The Deconstruction of Employment as a Political Question by Amparo Serrano-Pascual & Maria Jepsen
Author:Amparo Serrano-Pascual & Maria Jepsen
Language: eng
Format: epub
ISBN: 9783319936178
Publisher: Springer International Publishing
Self-Employed Work: An Opportunity to Adopt a Broader Understanding of the Wage-Based Society
In spite of the reforms that have been introduced, in most European countries the legal definition of salaried employment continues to be based on the existence of an employment contract, i.e. of a relationship in which the worker is dependent on their employer (Rodríguez-Piñero 1999; Montoya 1999). In this context, however, ‘dependence’ has a very specific meaning. The legal definition does not refer to the social and economic dimensions of dependence. Instead, it is the legal construct of subordination (the power of one of the parties to direct the work performed by the other) that is employed to distinguish between salaried employment and ‘non-subordinate’ types of work (Lefebvre 2009; Rodríguez-Piñero 1999).
The principle of legal subordination has thus traditionally played a pivotal role in defining the boundaries of salaried employment and also, indirectly, in the definitions of other forms of work (Lefebvre 2009; Didry and Brouté 2006; Chauchard and Hardy-Dubernet 2003; Supiot 2000; Cruz Villalón 1999). This is not a trivial matter, since the definitions in question have informed the establishment of criteria for access (or denial of access) to the rights, regulatory mechanisms and institutions of protection provided for by the salaried employment regime that has progressively developed since the second half of the nineteenth century. In other words, it is the application of the legal principle of subordination that has led to the traditional treatment of salaried employment and self-employment as two formally distinct—one might even say diametrically opposed—forms of employment, despite the fact that the differences between the two are in fact not always that clear. For instance, the principle of legal subordination is often blurred in new forms of work organisation where (salaried) workers are habitually required to show initiative and the ability to act autonomously in the performance of their duties and in terms of how their work is organised (quality circles and semi-autonomous work groups, project work, etc.) (Durand 2012; Lahera Sánchez 2005; Boltanski and Chiapello 2002).

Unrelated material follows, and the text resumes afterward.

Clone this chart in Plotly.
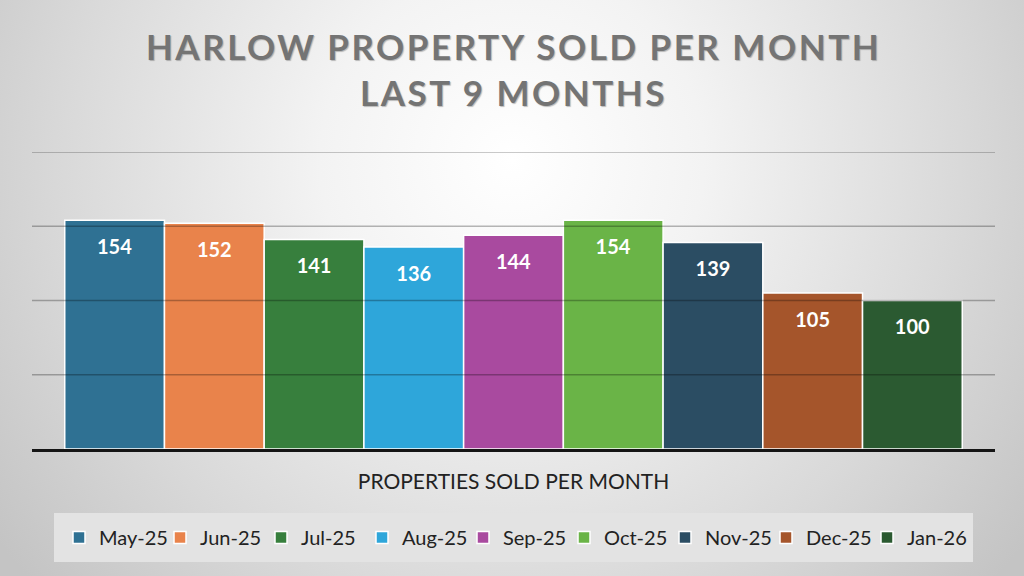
import base64
import plotly.graph_objects as go

# Data
months = ["May-25", "Jun-25", "Jul-25", "Aug-25", "Sep-25", "Oct-25", "Nov-25", "Dec-25", "Jan-26"]
sold = [154, 152, 141, 136, 144, 154, 139, 105, 100]
category = "PROPERTIES SOLD PER MONTH"
colors = ["#2f7193", "#e9834b", "#377f3d", "#2ea6da", "#a94a9f",
          "#6ab447", "#2b4d63", "#a5552b", "#2b5a31"]
grid_values = [50, 100, 150, 200]

W, H = 1024, 576
M = dict(l=32, r=29, t=152, b=127)
pw = W - M["l"] - M["r"]
ph = H - M["t"] - M["b"]

# soft radial grey background
svg = f"""<svg xmlns='http://www.w3.org/2000/svg' width='{W}' height='{H}' viewBox='0 0 {W} {H}' preserveAspectRatio='none'>
<defs><radialGradient id='g' gradientUnits='userSpaceOnUse' cx='512' cy='160' r='640'>
<stop offset='0' stop-color='#ffffff'/><stop offset='0.3' stop-color='#f3f3f3'/>
<stop offset='0.7' stop-color='#d9d9d9'/><stop offset='1' stop-color='#c4c4c4'/>
</radialGradient></defs><rect width='{W}' height='{H}' fill='url(#g)'/></svg>"""
bg_uri = "data:image/svg+xml;base64," + base64.b64encode(svg.encode()).decode()

fig = go.Figure()
for m, v, c in zip(months, sold, colors):
    fig.add_trace(go.Bar(
        name=m, x=[category], y=[v],
        marker=dict(color=c, line=dict(color="white", width=1.5)),
        text=[v],
        # small blank first line pushes the number a bit below the bar top
        texttemplate="\u00a0<br><span style='font-size:20px'>%{y}</span>",
        textposition="inside", insidetextanchor="end", textangle=0,
        textfont=dict(family="Lato", size=13.5, color="white", weight=700),
        cliponaxis=False,
    ))

title_txt = ('<span style="letter-spacing:2.5px">HARLOW PROPERTY SOLD PER MONTH</span><br>'
             '<span style="letter-spacing:2.5px">LAST 9 MONTHS</span>')

fig.update_layout(
    width=W, height=H, margin=M,
    barmode="group", bargap=0.068, bargroupgap=0,
    paper_bgcolor="#dedede", plot_bgcolor="rgba(0,0,0,0)",
    title=dict(text=title_txt, x=0.5, xanchor="center", xref="paper",
               y=1 - 60 / H, yanchor="top", yref="container",
               font=dict(family="Lato", size=35, color="#747474", weight=700,
                         shadow="1px 1px 1px rgba(0,0,0,0.25)")),
    showlegend=True,
    legend=dict(orientation="h", x=0.5, xanchor="center", y=(449 - 513) / ph,
                yanchor="top", bgcolor="#e3e3e3", bordercolor="#e3e3e3", borderwidth=5,
                entrywidth=56, entrywidthmode="pixels",
                font=dict(family="Lato", size=20, color="#222222"),
                traceorder="normal"),
    xaxis=dict(showline=True, linecolor="#151515", linewidth=3, showgrid=False,
               ticks="", tickfont=dict(family="Lato", size=21, color="#222222"),
               ticklabelstandoff=12),
    yaxis=dict(range=[0, 200], showgrid=False, showticklabels=False, zeroline=False),
    images=[dict(source=bg_uri, xref="paper", yref="paper",
                 x=-M["l"] / pw, y=1 + M["t"] / ph, sizex=W / pw, sizey=H / ph,
                 sizing="stretch", xanchor="left", yanchor="top", layer="below")],
)

for g in grid_values:
    fig.add_shape(type="line", xref="paper", yref="y", x0=0, x1=1, y0=g, y1=g,
                  line=dict(color="rgba(0,0,0,0.28)", width=1.5), layer="above")

fig.write_html("out.html", config={"displayModeBar": False},
               post_script="document.body.style.margin='0';")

Meanwhile, there has been a rise in the use of subcontracting and outsourcing, which involves the contracting of workers and companies that despite being formally independent are in practice often forced to comply with the organisational imperatives and schedules, instructions and strategies of the contracting companies (e.g. with regard to quality standards, manufacturing processes, working hours, etc.) (Perraudin et al. 2013; Lebeer and Martínez 2012).
Just like all the other social sciences in the field of employment, legal theory, too, has had to recognise that it is difficult to maintain clear distinctions between the different employment regimes when dealing with the ‘grey areas’ in the labour market (Martín Valverde 2009; Cairós 2008; Alonso 2004; Supiot 1999). In legal practice, it is frequently necessary to take a range of very different factors into account in order to establish whether or not certain employment relationships constitute salaried employment. This has led to a progressive shift in the boundaries of salaried employment which have proven to be more porous and dynamic than anyone could have imagined at the time when they were first formally established.